Munsterlanders are multi-purpose gundogs, also being used in field trials and in the show-ring. They have fantastic staying power and work well on both land and in water.
As puppies ensure the breeder's diet sheet is followed and do not be tempted to spoil them as they will become finicky eaters. Little and often is the key for successful feeding of Munsterlanders.
The Large Munsterlander has a life expectancy of 12 to 13 years, while the Small Munsterland can live to 13 or 14 years of age.
8 puppies is the average size of litter but they have been known to have 14 to 17!
The Large Munsterlanders are well-proportioned dogs who carry themselves with pride. They are well-balanced and have a free and easy, long striding movement with drive. Their coats are flowing and dense with a good deal of feathering on the legs and tail. Their smaller relations are more setter-like, but in all other aspects, apart from colouration, are similar in appearance.
The Small Munsterlander bitch stands 52 to 56 cms at the withers, the dog 50 to 56cms, whilst the Large Munsterlander bitch stands 58 to 63cms,the dog 60 to 65cms. There are no set guidelines given for their weight.
There There are very little health problems in this breed and the breed club's insistence on screening for hereditary cataracts suggest the ailment is well controlled. Although there are incidents of hip dysplasia, the x-ray scores are quite low and therefore very promising. The breed is not prone to any other disorders.
In the 1800's bird dogs in Germany came in all shapes, sizes and coat colours. In the latter part of the 19th century, because of the growing interest in the individual breeds, the different types were all separated. When the German Long-Haired Pointer Club drew up its standards, for some reason, the only colour allowed was liver and white. Litters with all colourations were produced and the black and white puppies, many with excellent blood lines, were given away to farmers and hunters from the Munster area in Germany. Colour did not matter to them and, so these puppies were bred, possibly bringing in other breeds, e.g. spaniel or setter types, until in 1919 the Large Munsterlander was given recognition in his own right to differentiate him from the smaller version.

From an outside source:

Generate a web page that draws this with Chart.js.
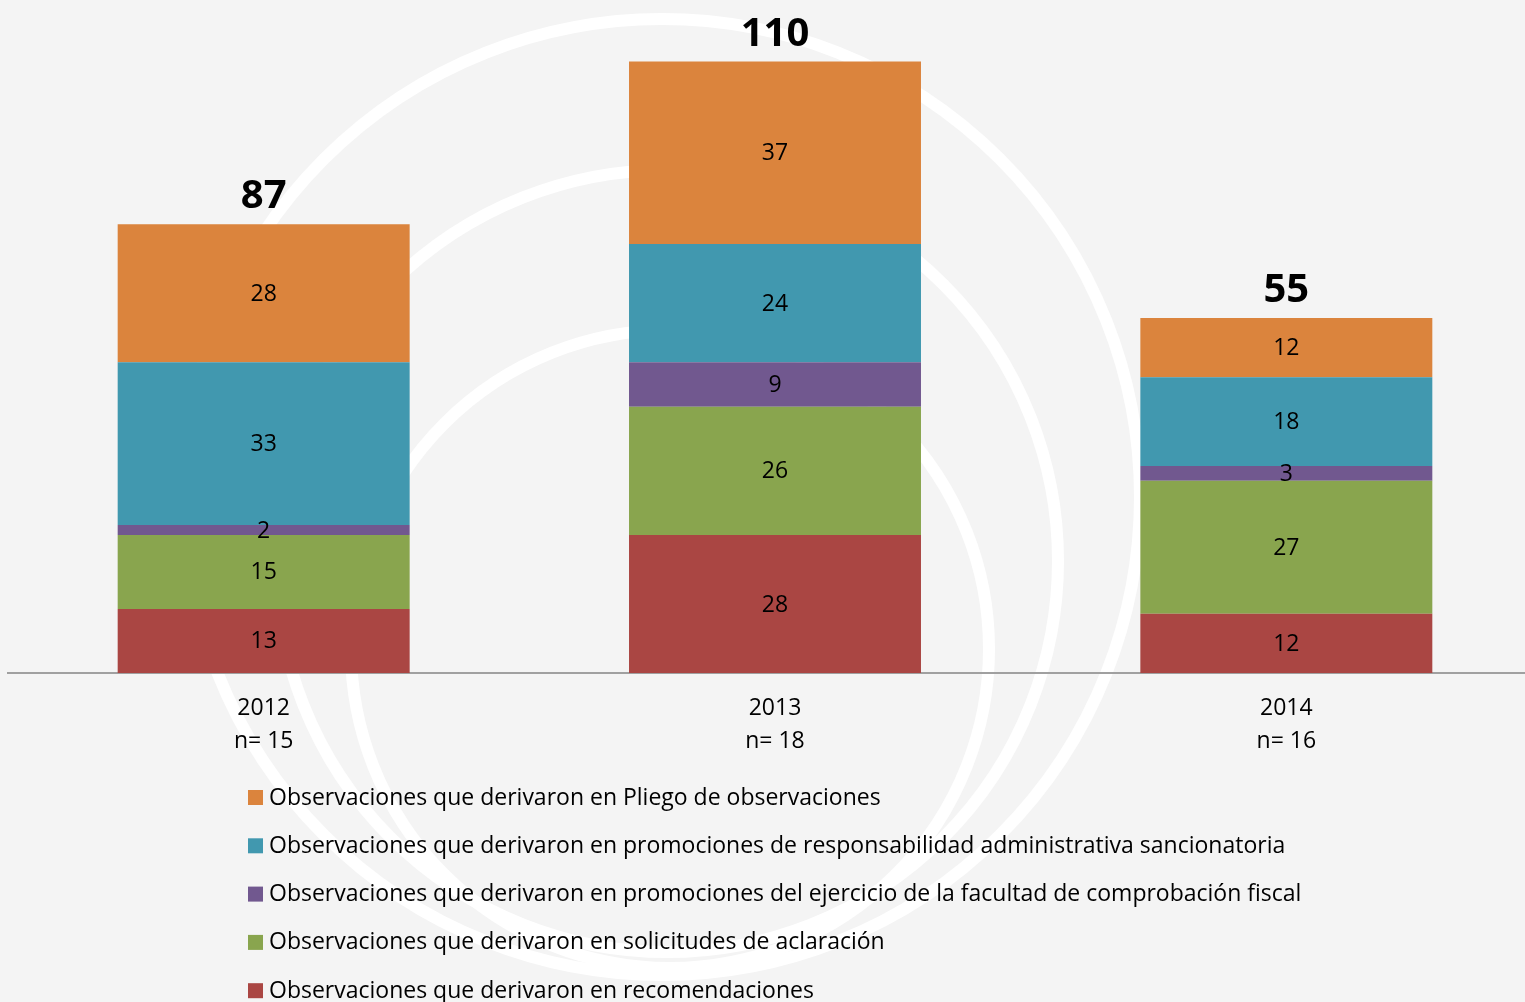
<!DOCTYPE html>
<html lang="es">
<head>
    <meta charset="UTF-8">
    <title>Observaciones por año</title>
    <script src="https://cdn.jsdelivr.net/npm/chart.js"></script>
    <style>
        body {
            margin: 0;
            padding: 0;
            background-color: #f4f4f4;
            overflow: hidden;
        }

        .chart-container {
            position: absolute;
            left: 0;
            top: 0;
            width: 1542px;
            height: 1002px;
        }
    </style>
</head>
<body>

    <div class="chart-container">
        <canvas id="obsChart"></canvas>
    </div>

    <script>
        // Datos
        const years = ['2012', '2013', '2014'];
        const nValues = [15, 18, 16];
        const totals = [87, 110, 55];

        const recomendaciones = [13, 28, 12];
        const solicitudes = [15, 26, 27];
        const comprobacionFiscal = [2, 9, 3];
        const responsabilidad = [33, 24, 18];
        const pliego = [28, 37, 12];

        const FONT = '"Open Sans", "Noto Sans", sans-serif';

        // fondo gris con los círculos blancos de marca de agua
        const backgroundPlugin = {
            id: 'background',
            beforeDraw(chart) {
                const ctx = chart.ctx;
                ctx.save();
                ctx.fillStyle = '#f4f4f4';
                ctx.fillRect(0, 0, chart.width, chart.height);
                ctx.strokeStyle = '#ffffff';
                ctx.lineWidth = 12;
                [[662, 497, 478], [667, 561, 391], [670, 649, 319]].forEach(([cx, cy, r]) => {
                    ctx.beginPath();
                    ctx.arc(cx, cy, r, 0, Math.PI * 2);
                    ctx.stroke();
                });
                ctx.restore();
            }
        };

        // etiquetas dentro de cada segmento y total arriba de cada barra
        const labelsPlugin = {
            id: 'segmentLabels',
            afterDatasetsDraw(chart) {
                const ctx = chart.ctx;
                ctx.save();
                ctx.fillStyle = '#000';
                ctx.textAlign = 'center';
                ctx.textBaseline = 'middle';
                ctx.font = '23px ' + FONT;
                chart.data.datasets.forEach((ds, i) => {
                    chart.getDatasetMeta(i).data.forEach((bar, j) => {
                        const y = (bar.y + bar.base) / 2 + 1;
                        ctx.fillText(ds.data[j], bar.x, y);
                    });
                });

                const lastMeta = chart.getDatasetMeta(chart.data.datasets.length - 1);
                ctx.font = 'bold 40px ' + FONT;
                ctx.textBaseline = 'alphabetic';
                lastMeta.data.forEach((bar, j) => {
                    ctx.fillText(totals[j], bar.x, bar.y - 16);
                });
                ctx.restore();
            }
        };

        // leyenda vertical debajo del eje
        const legendPlugin = {
            id: 'verticalLegend',
            afterDraw(chart) {
                const ctx = chart.ctx;
                const items = chart.data.datasets.slice().reverse();
                ctx.save();
                ctx.font = '23px ' + FONT;
                ctx.textBaseline = 'middle';
                ctx.textAlign = 'left';
                items.forEach((ds, i) => {
                    const y = 797 + i * 48.3;
                    ctx.fillStyle = ds.backgroundColor;
                    ctx.fillRect(248, y - 7, 15, 15);
                    ctx.fillStyle = '#000';
                    ctx.fillText(ds.label, 269, y + 1);
                });
                ctx.restore();
            }
        };

        const ctx = document.getElementById('obsChart').getContext('2d');
        new Chart(ctx, {
            type: 'bar',
            data: {
                labels: years.map((y, i) => [y, 'n= ' + nValues[i]]),
                datasets: [
                    { label: 'Observaciones que derivaron en recomendaciones', data: recomendaciones, backgroundColor: '#aa4643' },
                    { label: 'Observaciones que derivaron en solicitudes de aclaración', data: solicitudes, backgroundColor: '#89a54e' },
                    { label: 'Observaciones que derivaron en promociones del ejercicio de la facultad de comprobación fiscal', data: comprobacionFiscal, backgroundColor: '#71588f' },
                    { label: 'Observaciones que derivaron en promociones de responsabilidad administrativa sancionatoria', data: responsabilidad, backgroundColor: '#4198af' },
                    { label: 'Observaciones que derivaron en Pliego de observaciones', data: pliego, backgroundColor: '#db843d' }
                ]
            },
            options: {
                responsive: true,
                maintainAspectRatio: false,
                animation: false,
                layout: {
                    padding: { left: 8, top: 32, right: 0, bottom: 0 }
                },
                datasets: {
                    bar: {
                        barPercentage: 0.571,
                        categoryPercentage: 1
                    }
                },
                scales: {
                    x: {
                        stacked: true,
                        grid: { display: false, drawTicks: false },
                        border: { display: true, color: '#a0a0a0', width: 2 },
                        ticks: {
                            color: '#000',
                            padding: 19,
                            font: { family: FONT, size: 23, lineHeight: 1.435 }
                        },
                        afterFit(scale) {
                            scale.height = 329;
                        }
                    },
                    y: {
                        stacked: true,
                        display: false,
                        min: 0,
                        max: 130
                    }
                },
                plugins: {
                    legend: { display: false },
                    tooltip: { enabled: false }
                }
            },
            plugins: [backgroundPlugin, labelsPlugin, legendPlugin]
        });
    </script>

</body>
</html>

Both large and small are bright and keen and therefore relatively easy to train, wanting to please their owners at all costs. They can, however, be dominant and therefore need consistency in handling or they can become almost unmangeable.
The Small Munsterlander is now declassified in the Kennel Club of Great Britain's breed standards. All pigmentation should be black. The head should be sufficiently broad and rounded with no pronounced occiput or stop. The teeth should be well-developed with a regular scissor bite. The eyes are intelligent, medium-sized and dark brown. The ears should be broad and set on high, lying flat and close to the head. The neck should be strong and muscular, slightly arched and join onto well laid back shoulders. The back should be short-coupled, firm and strong, slightly higher at the shoulders, sloping smoothly to the croup and tail, with well-spring ribs. The front legs should be straight with strong pasterns and the hind legs well muscled with well let down hocks. Dew claws should be removed. The feet should be tight, moderately round and well knuckled with dense hair between the toes. The tail should be well set on in line with the back and well feathered. It should be carried horizontally or curved slightly upwards. Docking of the tip of the tail is optional.
Munsterlanders are primarily field sports dogs but will adapt quite readily to family life as long as they are given plenty of exercise. They love water therefore care must be taken to ensure their safety when they are running loose. They make super companions for active people, being content either to work or play.
These are lovable and affectionate dogs who bond well with the family. There will be no problems whatsoever mixing them with other dogs and pets. The majority of them love and have great patience with children. Munsters will, however, act as watch dogs when necessary. They can be quite vocal, especially after having been left and love to bring you 'presents' on your return home, or alternatively greet you with your slippers or newspaper! They are brave, eager to work and have a very gentle nature, wanting to please at all times. They do however need owners who will spend a lot of time and give plenty affection to them. They give the impression that they totally enjoy life and want their owners to do the same!
Munsterlanders require little in the way of grooming, a weekly comb and brush over will suffice. Their feathering on the ears, front and hind legs and tail will need the occasional tidying up. Excess hair between the pads on the feet should be trimmed when necessary. They are dogs who enjoy all types of weather so be warned, mud and dirt can be a problem!